復活したゼロ年代作家、覚悟の告白——滝本竜彦采访
2023-06-27 来源:百合文库
闇の作家だったけれど
ずっと光の小説を書きたかった
── : 『ライト・ノベル』という、すでにジャンル名として定着している単語がタイトルに掲げられていることに驚きました。どんな意図があったのでしょうか。
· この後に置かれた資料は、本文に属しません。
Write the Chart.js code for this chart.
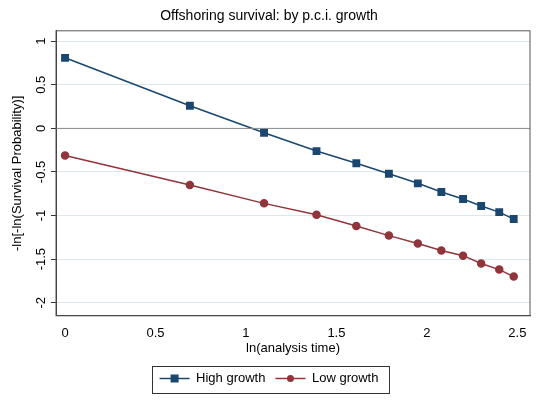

滝本: 正直に言ってしまうと、実は未だに自分でもなにを書いたのかわからないんです。 ただ、目指していたのは「光の小説」であり、読み終えた人たちが本を閉じたその瞬間、幸福に包まれる小説です。でも、そういう小説を書くことができなかった、僕自身の力不足をずっと悔やんでいたんです。
── : どういうことでしょう。
滝本: 昨今のライトノベルのフォーマットのひとつに、現世でダメな自分が転生した先で美少女をはじめ、いろいろな存在に助けられて幸せになるというものがあります……。 誤解を恐れず言葉にします。それでは辛いばかりです。その世界に浸っているときは幸せかもしれませんが、現実が変わるわけではありません。そうではなくて、読んだら楽しくなって心が解放されて、読み終わったらハッピーになれる、そんな小説を書きたかったんです。